An important question we have to answer is, “How do we pay for this system?” The answer lies in creating a single system that can support a variety of missions. SpaceX can then redirect resources from Falcon 9, Falcon Heavy and Dragon to this system.


SpaceX's Starship and Super Heavy rocket are designed to deliver satellites to Earth orbit and beyond, at a lower marginal cost per launch than our current Falcon vehicles. With a 9m diameter forward payload compartment, larger than any other current or planned fairing, Starship creates possibilities for new missions, including space telescopes even larger than the James Webb.

Space Station Missions

Starship can deliver both cargo and people to and from the International Space Station. Starship’s pressurized forward payload volume is greater than 1,000m3, enhancing utilization capacity for in-space activities. The aft cargo containers can also host a variety of payloads.

Interplanetary Transport

Building Moon bases and Mars cities will require affordable delivery of significant quantities of cargo and people. The fully reusable Starship system uses in-space propellant transfer to enable the delivery of over 100t of useful mass to the surface of the Moon or Mars. This system is designed to ultimately carry as many as 100 people on long-duration, interplanetary flights

Missions to Mars

Our aspirational goal is to send our first cargo mission to Mars in 2022. The objectives for the first mission will be to confirm water resources, identify hazards, and put in place initial power, mining, and life support infrastructure. A second mission, with both cargo and crew, is targeted for 2024, with primary objectives of building a propellant depot and preparing for future crew flights. The ships from these initial missions will also serve as the beginnings of the first Mars base, from which we can build a thriving city and eventually a self-sustaining civilization on Mars.

Mars Entry

Starship will enter the Mars atmosphere at 7.5 kilometers per second and decelerate aerodynamically. The vehicle’s heat shield is designed to withstand multiple entries, but given that the vehicle is coming into the Mars atmosphere so hot, we still expect to see some ablation of the heat shield (similar to wear and tear on a brake pad). The engineering videos below simulate the physics of Mars entry for Starship.

Earth to Earth Transportation

With Starship and Super Heavy, most of what people consider to be long distance trips would be completed in less than half an hour.

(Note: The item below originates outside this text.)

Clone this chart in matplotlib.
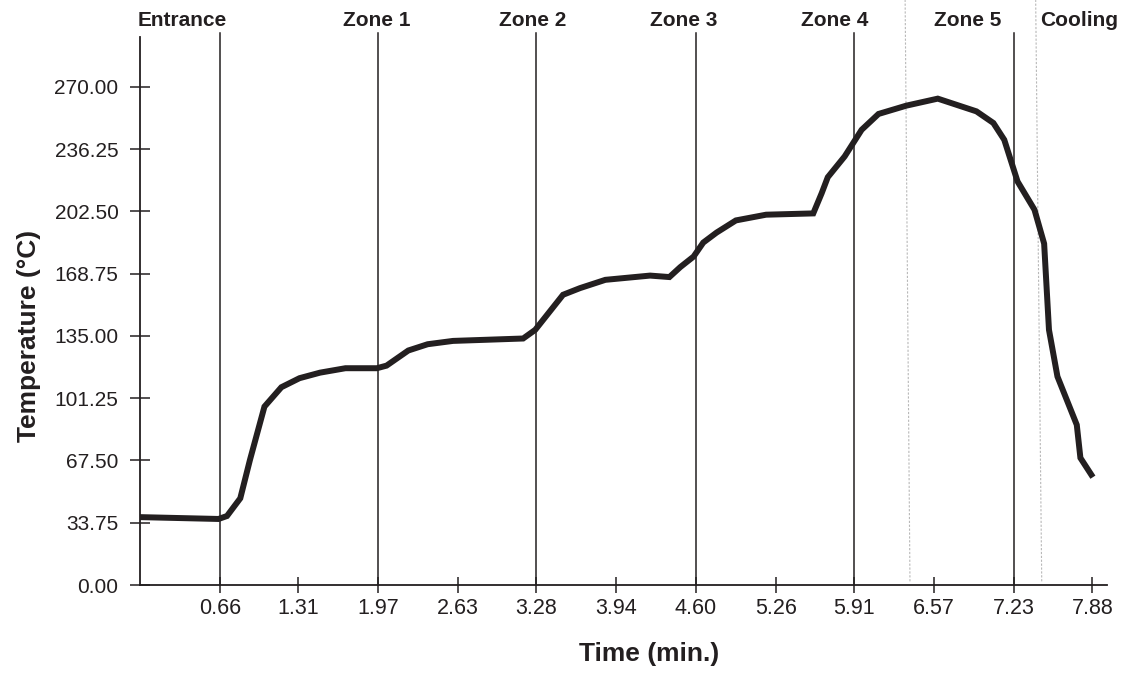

In addition to vastly increased speed, one great benefit about traveling in space, outside of Earth’s atmosphere, is the lack of friction as well as turbulence and weather. Consider how much time we currently spend traveling from one place to another. Now imagine most journeys taking less than 30 minutes, with access to anywhere in the world in an hour or less.

Time Comparisons to Major Cities

Route Distance Commercial Airline Starship
Los Angeles to New York 3,983km 5 hours, 25 min 25 min
Bangkok to Dubai 4,909km 6 hours, 25 min 27 min
Tokyo to Singapore 5,350km 7 hours, 10 min 28 min
London to New York 5,555km 7 hours, 55 min 29 min
New York to Paris 5,849km 7 hours, 20 min 30 min
Sydney to Singapore 6,288km 8 hours, 20 min 31 min
Los Angeles to London 8,781km 10 hours, 30 min 32 min
London to Hong Kong 9,648km 11 hours, 50 min 34 min